Furman is well-resourced and has a lot of in-person support available for students, Nicodemus said. Wayhaven isn’t offering an alternative to those services, but a tool to make accessing them easier.
“For many students, taking that initial step to seek help and make an appointment at the counseling center or reach out to advisors can be intimidating,” she said. “Let’s encourage students to access that support on campus.”
How does Wayhaven work
Gwen Hirko, health promotions coordinator at Furman, works with a team of student interns who all focus on different subjects related to health and wellbeing. They took on the task of interacting with Wayhaven, coming up with questions and ensuring the tool provided correct information. Students are already provided with information about health and wellbeing services throughout campus, so it was important that if someone asks about stress management, they’ll get the same information they would in the Pathways program or at the Trone Center for Mental Fitness.
“What I think is really cool about Wayhaven is we’re able to program it,” Hirko said. “We know what the answers are that the students are getting.”
When a tester asked about how to make friends at Furman, Wayhaven affirmed their feelings, then asked a few questions about their interests.
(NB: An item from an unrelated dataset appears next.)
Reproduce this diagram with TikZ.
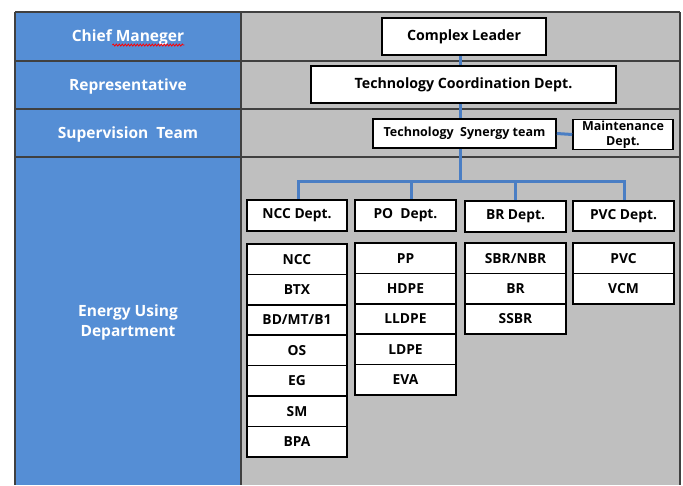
\documentclass[tikz,border=0pt]{standalone}
\usepackage{fontspec}
\setmainfont{Open Sans}
\usetikzlibrary{decorations.pathmorphing}
\definecolor{colblue}{RGB}{85,142,213}
\definecolor{panelgray}{RGB}{191,191,191}
\definecolor{linkblue}{RGB}{74,126,196}
\definecolor{gridline}{RGB}{64,64,64}
\newcommand\lblfont{\fontsize{15.5}{20}\selectfont\bfseries}
\newcommand\boxfont{\fontsize{13.8}{15}\selectfont\bfseries}
\begin{document}
\begin{tikzpicture}[x=1pt,y=-1pt,
  rowline/.style={draw=gridline,line width=1.6pt},
  lbl/.style={text=white,font=\lblfont,align=center,inner sep=0pt},
  box/.style={draw=black,fill=white,line width=1.6pt,font=\boxfont,inner sep=1pt,align=center},
  conn/.style={draw=linkblue,line width=3pt},
  spell/.style={draw=red,line width=0.8pt,decorate,
    decoration={snake,amplitude=1pt,segment length=3pt}}]
\useasboundingbox (0,0) rectangle (683,485);

% table background
\fill[panelgray] (241,12) rectangle (680,485);
\fill[colblue] (15,12) rectangle (241,485);
\foreach \yy in {12,61,109,157}
  \draw[rowline] (15,\yy) -- (680,\yy);
\draw[rowline] (15,12) -- (15,485);
\draw[rowline] (241,12) -- (241,485);
\draw[rowline] (680,12) -- (680,485);

% row titles
\node[lbl] (chief) at (128,37) {Chief Maneger};
\coordinate (wavyE) at ([yshift=-4pt]chief.base east);
\coordinate (wavyW) at ([xshift=-72pt]wavyE);
\draw[spell] (wavyW) -- (wavyE);
\node[lbl] (rep) at (128,86) {Representative};
\node[lbl] (sup) at (128,134) {Supervision\ \ Team};
\node[lbl] (energy) at (128,322) {Energy Using\\Department};

% management chain
\node[box,minimum width=164pt,minimum height=37pt,font=\fontsize{14.2}{15}\selectfont\bfseries] (lead) at (464,36.5) {Complex Leader};
\node[box,minimum width=305pt,minimum height=37pt,font=\fontsize{14.2}{15}\selectfont\bfseries] (tcd) at (463.5,84.5) {Technology Coordination Dept.};
\node[box,minimum width=183pt,minimum height=29pt,font=\fontsize{12.5}{15}\selectfont\bfseries] (tsy) at (464.5,133.5) {Technology\ \ Synergy team};
\node[box,minimum width=100pt,minimum height=30pt,font=\fontsize{12.5}{15}\selectfont\bfseries] (mnt) at (623,134.5) {Maintenance\\Dept.};

% departments
\node[box,minimum width=100pt,minimum height=31pt] (ncc) at (297,215.5) {NCC Dept.};
\node[box,minimum width=101pt,minimum height=31pt] (po) at (405.5,215.5) {PO\ \ Dept.};
\node[box,minimum width=101pt,minimum height=31pt] (br) at (515.5,216.5) {BR Dept.};
\node[box,minimum width=101pt,minimum height=30pt] (pvc) at (623.5,216) {PVC Dept.};

% connectors: trunk, side link and the bus over the departments
\coordinate (bus) at (460,181.5);
\coordinate (busW) at (298,181.5);
\coordinate (busPO) at (411,181.5);
\coordinate (busBR) at (515,181.5);
\coordinate (busE) at (624,181.5);
\draw[conn] (lead.south -| bus) -- (tcd.north -| bus);
\draw[conn] (tcd.south -| bus) -- (tsy.north -| bus);
\draw[conn] (tsy.east) -- (mnt.west);
\draw[conn] (tsy.south -| bus) -- (bus);
\draw[conn] (busW |- ncc.north) -- (busW) -- (busE) -- (busE |- pvc.north);
\draw[conn] (busPO) -- (busPO |- po.north);
\draw[conn] (busBR) -- (busBR |- br.north);

% plants under each department
\foreach \t [count=\i from 0] in {NCC,BTX,BD/MT/B1,OS,EG,SM,BPA}
  \node[box,minimum width=100pt,minimum height=30.4pt] (ncc\i) at (297,{259.2+30.4*\i}) {\t};
\foreach \t [count=\i from 0] in {PP,HDPE,LLDPE,LDPE,EVA}
  \node[box,minimum width=101pt,minimum height=30.4pt] (po\i) at (405.5,{258.2+30.4*\i}) {\t};
\foreach \t [count=\i from 0] in {SBR/NBR,BR,SSBR}
  \node[box,minimum width=101pt,minimum height=30.4pt] (br\i) at (515.5,{258.2+30.4*\i}) {\t};
\foreach \t [count=\i from 0] in {PVC,VCM}
  \node[box,minimum width=101pt,minimum height=30.4pt] (pvc\i) at (623.5,{258.2+30.4*\i}) {\t};
\end{tikzpicture}
\end{document}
After learning the user liked building Lego sets and doing puzzles, the tool offered information about student organizations like the Ace of Clubs and the Furman Dungeons and Dragons Club. A question about feeling overwhelmed prompted the AI to offer some basic time management strategies, followed by a quick mindfulness exercise.
But Wayhaven won’t try to step in when human connection is needed. It was trained not to engage with students through clinical support or intervention, Cassidy said, since “we feel like those services are better received in person, and we have the capacity to offer that.”
“That human connection cannot be replaced,” said Allyson Brathwaite-Gardner, director of the Trone Center for Mental Fitness. “Wayhaven isn’t treatment.”
Stigma around mental health challenges can sometimes make people feel uncomfortable asking for what they need, and Brathwaite-Gardner said that’s where Wayhaven steps in. It helps students “build confidence and language around their needs” while helping users deepen their connections to Furman’s human resources.
Wellbeing is a daily practice, Brathwaite-Gardner said, and Wayhaven is a tool for facilitating that.
“A wellbeing practice enhances a well-lived life, and isn’t that what we all want,” she said.